柏木さんは完璧な人。あんな若造のハンターにやられる人じゃない。
でも柏木さん、あなた――麻生に銃を渡した? 眼のつく場所に、もしかして枕元にでも置いた? こうなる事が解ってて、もしかして自殺するかもって……自分の育てたハンターに、麻生に銃を?
もしそうならあなた……最低だわ。
「いい? この世に生きたくても生きられない人間がどれだけ居ると思ってる?」
麻生が持つ銃にそっと触れる。硬直した手の指を、そっと掴む。
「貴方が死ぬほど苦しむ末期のガン患者だって言うのなら話は違ってくるわ。
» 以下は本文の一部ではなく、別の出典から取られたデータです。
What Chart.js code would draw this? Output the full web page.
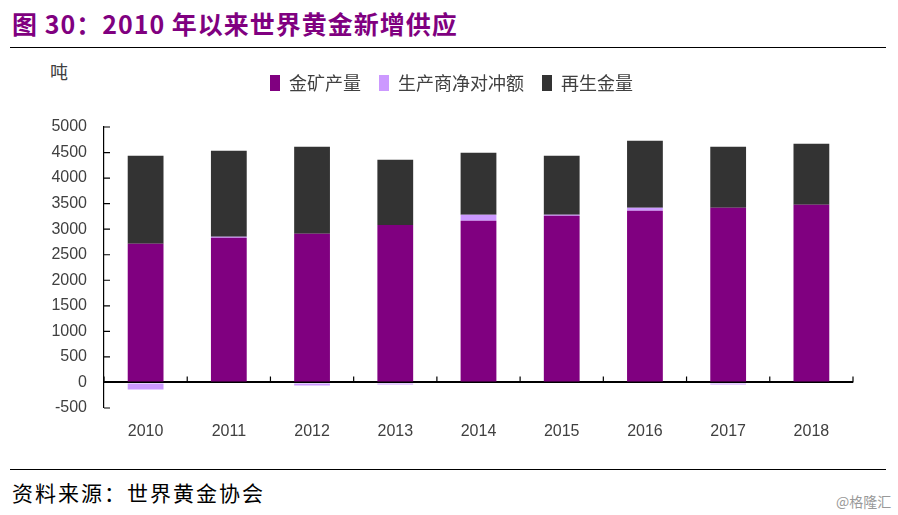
<!DOCTYPE html>
<html>
<head>
<meta charset="utf-8">
<script src="https://cdn.jsdelivr.net/npm/chart.js@4/dist/chart.umd.min.js"></script>
<style>
  body { margin: 0; width: 898px; height: 515px; background: #fff; position: relative; overflow: hidden; font-family: "Noto Sans CJK SC", sans-serif; }
  #title { position: absolute; left: 12px; top: 5px; font-size: 25px; font-weight: bold; color: #800080; letter-spacing: 1px; white-space: nowrap; }
  .rule { position: absolute; left: 10px; width: 876px; height: 0; border-top: 1.5px solid #000; }
  #unit { position: absolute; left: 50px; top: 58px; font-size: 18px; color: #404040; }
  #source { position: absolute; left: 12px; top: 477px; font-size: 21px; letter-spacing: 2px; color: #000; white-space: nowrap; }
  #mark { position: absolute; left: 836px; top: 491px; font-size: 14px; color: #999; }
  #wrap { position: absolute; left: 0; top: 50px; width: 898px; height: 410px; }
</style>
</head>
<body>
<div id="title">图 30：2010 年以来世界黄金新增供应</div>
<div class="rule" style="top:47px"></div>
<div id="unit">吨</div>
<div id="wrap"><canvas id="chartCanvas"></canvas></div>
<div class="rule" style="top:469px"></div>
<div id="source">资料来源：世界黄金协会</div>
<div id="mark">@格隆汇</div>
<script>
const years = ["2010", "2011", "2012", "2013", "2014", "2015", "2016", "2017", "2018"];
const mineOutput = [2716, 2833, 2911, 3082, 3166, 3264, 3362, 3421, 3479];
const netHedging = [-137, 20, -59, -40, 118, 20, 59, -40, -20];
const recycledGold = [1723, 1684, 1704, 1279, 1214, 1155, 1312, 1194, 1195];

// short tick marks on the axes, drawn inward like the original
const tickMarks = {
    id: "tickMarks",
    afterDraw(chart) {
        const ctx = chart.ctx;
        const x = chart.scales.x;
        const y = chart.scales.y;
        const zero = y.getPixelForValue(0);
        ctx.save();
        ctx.strokeStyle = "#000";
        ctx.lineWidth = 1.2;
        ctx.beginPath();
        y.ticks.forEach(t => {
            const py = y.getPixelForValue(t.value);
            ctx.moveTo(x.left, py);
            ctx.lineTo(x.left + 6, py);
        });
        const step = (x.right - x.left) / years.length;
        for (let i = 0; i <= years.length; i++) {
            const px = x.left + step * i;
            ctx.moveTo(px, zero);
            ctx.lineTo(px, zero - 6);
        }
        ctx.stroke();
        ctx.restore();
    }
};

// extra room between the legend and the plot
const legendGap = {
    id: "legendGap",
    beforeInit(chart) {
        const fit = chart.legend.fit;
        chart.legend.fit = function () {
            fit.bind(chart.legend)();
            this.height += 25;
        };
    }
};

const ctx = document.getElementById("chartCanvas").getContext("2d");
const chart = new Chart(ctx, {
    type: "bar",
    data: {
        labels: years,
        datasets: [
            { label: "金矿产量", data: mineOutput, backgroundColor: "#800080" },
            { label: "生产商净对冲额", data: netHedging, backgroundColor: "#CC99FF" },
            { label: "再生金量", data: recycledGold, backgroundColor: "#333333" }
        ]
    },
    options: {
        responsive: true,
        maintainAspectRatio: false,
        animation: false,
        datasets: { bar: { categoryPercentage: 1, barPercentage: 0.43 } },
        layout: { padding: { top: 6, right: 45, bottom: 0, left: 50 } },
        plugins: {
            tooltip: { enabled: false },
            legend: {
                position: "top",
                labels: {
                    font: { family: "Noto Sans CJK SC", size: 18 },
                    color: "#404040",
                    boxWidth: 10,
                    boxHeight: 16,
                    padding: 18
                }
            }
        },
        scales: {
            x: {
                stacked: true,
                grid: { display: false },
                border: { display: false },
                ticks: { font: { family: "Liberation Sans", size: 16 }, color: "#404040", padding: 6 },
                afterFit: s => { s.height = 52; }
            },
            y: {
                stacked: true,
                min: -500,
                max: 5000,
                grid: {
                    drawTicks: false,
                    color: c => (c.tick && c.tick.value === 0 ? "#000" : "rgba(0,0,0,0)"),
                    lineWidth: c => (c.tick && c.tick.value === 0 ? 2 : 0)
                },
                border: { display: true, color: "#000", width: 1.2 },
                ticks: {
                    stepSize: 500,
                    callback: v => String(v),
                    font: { family: "Liberation Sans", size: 16 },
                    color: "#404040",
                    padding: 17
                },
                afterFit: s => { s.width = 54; }
            }
        }
    },
    plugins: [tickMarks, legendGap]
});
</script>
</body>
</html>
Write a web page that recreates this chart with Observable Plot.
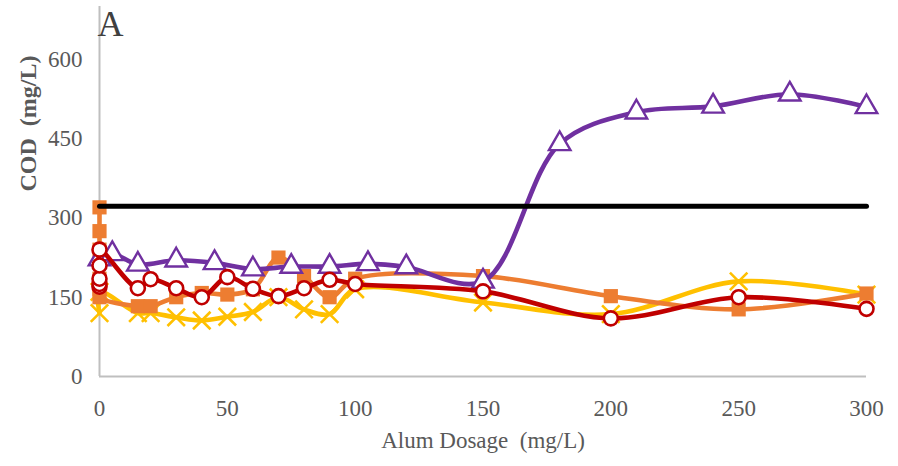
<!DOCTYPE html>
<html>
<head>
<meta charset="utf-8">
<script src="https://cdn.jsdelivr.net/npm/d3@7"></script>
<script src="https://cdn.jsdelivr.net/npm/@observablehq/plot@0.6"></script>
<style>
  body { margin: 0; background: #fff; }
  #chart svg { display: block; }
</style>
</head>
<body>
<div id="chart"></div>
<script>
// ---- data ----
const xTicks = [0, 50, 100, 150, 200, 250, 300];
const yTicks = [0, 150, 300, 450, 600];

const limitDose = [0, 300];
const limitCOD = [322, 322];

const purpleDose = [0, 5, 15, 30, 45, 60, 75, 90, 105, 120, 150, 180, 210, 240, 270, 300];
const purpleCOD  = [222, 232, 212, 220, 215, 203, 208, 208, 213, 207, 180, 440, 500, 511, 534, 510];

const orangeDose = [0, 0, 0, 0, 0, 0, 15, 20, 30, 40, 50, 60, 70, 80, 90, 100, 150, 200, 250, 300];
const orangeCOD  = [320, 275, 240, 185, 165, 150, 133, 133, 150, 158, 155, 165, 225, 190, 150, 185, 190, 152, 127, 157];

const redDose = [0, 0, 0, 0, 0, 15, 20, 30, 40, 50, 60, 70, 80, 90, 100, 150, 200, 250, 300];
const redCOD  = [170, 175, 185, 210, 240, 167, 184, 167, 150, 188, 166, 152, 167, 183, 175, 161, 110, 150, 128];

const yellowDose = [0, 0, 15, 20, 30, 40, 50, 60, 70, 80, 90, 100, 150, 200, 250, 300];
const yellowCOD  = [120, 160, 120, 120, 112, 106, 113, 122, 150, 127, 118, 165, 140, 118, 180, 155];

const rows = (xs, ys) => xs.map((x, i) => ({dose: x, cod: ys[i]}));
const limit = rows(limitDose, limitCOD);
const purple = rows(purpleDose, purpleCOD);
const orange = rows(orangeDose, orangeCOD);
const red = rows(redDose, redCOD);
const yellow = rows(yellowDose, yellowCOD);

const curve = "catmull-rom";
const lw = 4.6;

const chart = Plot.plot({
  width: 898,
  height: 466,
  marginLeft: 99,
  marginRight: 32,
  marginTop: 6,
  marginBottom: 90,
  style: {fontFamily: "'Liberation Serif', 'Times New Roman', serif", fontSize: "23px", color: "#595959", background: "#fff"},
  x: {domain: [0, 300], ticks: xTicks, tickSize: 0, tickPadding: 23, label: null},
  y: {domain: [0, 700], ticks: yTicks, tickSize: 0, tickPadding: 17, label: null},
  marks: [
    Plot.ruleY([0], {stroke: "#bfbfbf", strokeWidth: 2}),
    Plot.ruleX([0], {y1: 0, y2: 700, stroke: "#bfbfbf", strokeWidth: 2}),
    // yellow
    Plot.line(yellow, {x: "dose", y: "cod", stroke: "#FFC000", strokeWidth: lw, curve}),
    Plot.dot(yellow, {x: "dose", y: "cod", symbol: "times", r: 8, stroke: "#FFC000", strokeWidth: 2.6}),
    // orange
    Plot.line(orange, {x: "dose", y: "cod", stroke: "#ED7D31", strokeWidth: lw, curve}),
    Plot.dot(orange, {x: "dose", y: "cod", symbol: "square", r: 8, fill: "#ED7D31", stroke: "none"}),
    // purple
    Plot.line(purple, {x: "dose", y: "cod", stroke: "#7030A0", strokeWidth: lw, curve}),
    Plot.dot(purple, {x: "dose", y: "cod", symbol: "triangle", r: 8, fill: "#fff", stroke: "#7030A0", strokeWidth: 2.4}),
    // red
    Plot.line(red, {x: "dose", y: "cod", stroke: "#C00000", strokeWidth: lw, curve}),
    Plot.dot(red, {x: "dose", y: "cod", symbol: "circle", r: 7, fill: "#fff", stroke: "#C00000", strokeWidth: 2.6}),
    // limit
    Plot.line(limit, {x: "dose", y: "cod", stroke: "#000", strokeWidth: 5}),
    // texts
    Plot.text(["A"], {frameAnchor: "top-left", textAnchor: "start", lineAnchor: "top", dx: -2, dy: 4, fontSize: 36, fill: "#404040"}),
    Plot.text(["COD\u2002(mg/L)"], {frameAnchor: "left", rotate: -90, dx: -71, dy: 0, fontWeight: "bold", fontSize: 24, fill: "#595959"}),
    Plot.text(["Alum Dosage\u2002(mg/L)"], {frameAnchor: "bottom", dy: 71, fontSize: 23, fill: "#595959"})
  ]
});
document.getElementById("chart").append(chart);
</script>
</body>
</html>
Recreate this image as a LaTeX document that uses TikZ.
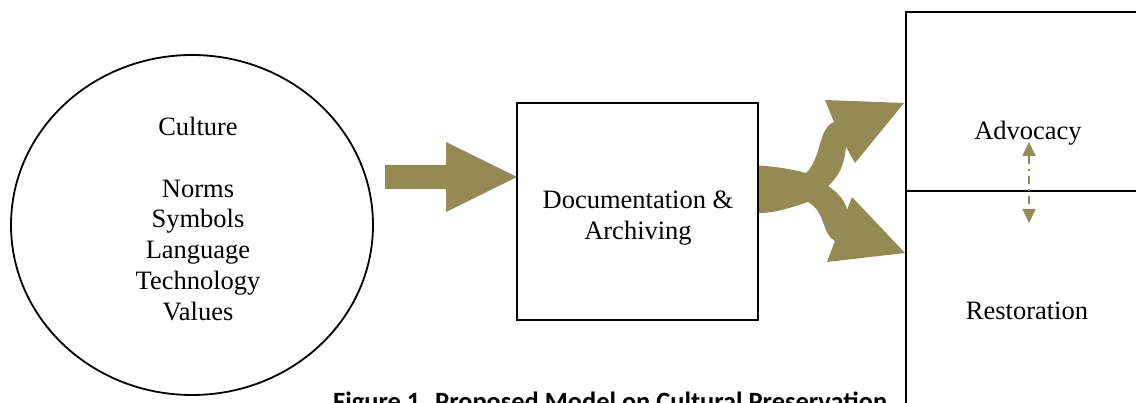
\documentclass[tikz,border=0pt]{standalone}
\usepackage{fontspec}
\setmainfont{Liberation Serif}
\newfontfamily\capfont{Carlito}
\usetikzlibrary{arrows.meta,shapes.geometric}
\definecolor{olivefill}{RGB}{148,138,84}
\begin{document}
\begin{tikzpicture}[x=1pt,y=-1pt,
  bodytext/.style={font=\fontsize{26.5}{30.7}\selectfont, align=center, inner sep=0pt},
  frame/.style={draw=black, line width=1.8pt},
  blockarrow/.style={fill=olivefill, draw=none}]
\useasboundingbox (0,0) rectangle (1136,403);
% ellipse
\node[frame, ellipse, minimum width=362pt, minimum height=340pt, inner sep=0pt] (culture) at (192,225) {};
\node[bodytext] (culturetext) at (198,219) {Culture\\[30.7pt]Norms\\Symbols\\Language\\Technology\\Values};
% first block arrow
\fill[blockarrow] (385,165) -- (446,165) -- (446,142) -- (517,177) -- (446,212) -- (446,189) -- (385,189) -- cycle;
% documentation box
\node[frame, minimum width=241pt, minimum height=217pt, inner sep=0pt] (doc) at (637.5,211.5) {};
\node[bodytext] (doctext) at (638,218) {Documentation \&\\Archiving};
% right boxes
\draw[frame] (906,12) rectangle (1145,191);
\draw[frame] (906,191) rectangle (1145,420);
\node[bodytext] (adv) at (1028,133) {Advocacy};
\node[bodytext] (rest) at (1027,311) {Restoration};
% split arrow
\fill[blockarrow] (759,165.5) .. controls (780,167) and (795,170) .. (806,173)
  .. controls (822,158) and (818,128) .. (834,122)
  -- (825,100) -- (904,103) -- (855,163) -- (846,147)
  .. controls (844,165) and (840,175) .. (828,186)
  .. controls (840,194) and (846,203) .. (847,210)
  -- (852,197) -- (905,253) -- (827,262) -- (835,241)
  .. controls (822,235) and (826,212) .. (808,202)
  .. controls (790,208) and (775,213) .. (759,213) -- cycle;
% dash-dot double arrow
\coordinate (advlow) at (1029,142);
\coordinate (resthigh) at (1029,223);
\draw[draw=olivefill, line width=1.6pt, dash pattern=on 8pt off 5pt on 2pt off 5pt,
  {Triangle[width=13pt,length=14pt]}-{Triangle[width=13pt,length=14pt]}] (advlow) -- (resthigh);
% caption
\node[anchor=base west, inner sep=0pt, font=\capfont\bfseries\fontsize{26.4}{30}\selectfont] (caption) at (333,410) {Figure 1. Proposed Model on Cultural Preservation};
\end{tikzpicture}
\end{document}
でも違うでしょ?」
彼の眼にはとまどいの色。
あたしは彼の口元に顔を近づけ、優しく、そっと口づけた。
一度見開かれた彼の眼が閉じる。彼の手から力が抜ける。その手か銃を離す。
もう二股くんなんて呼ばないわ。
貴方はとても健気な人。責任感の強い人。とても強い意思と誇りを持っている人よ。ただもう少し待って。早まらないで。
「麻生さん。あなたはまだ戻れるわ」
「……え?」
マガジンを排出してから、あたしはもう一度スライドを引いた。点火前の弾薬が飛び出し、あたしの手の上でコロリと転がる。銀に光る弾丸。しっかりとそれを指と指にはさみ、彼の眼の前に持っていく。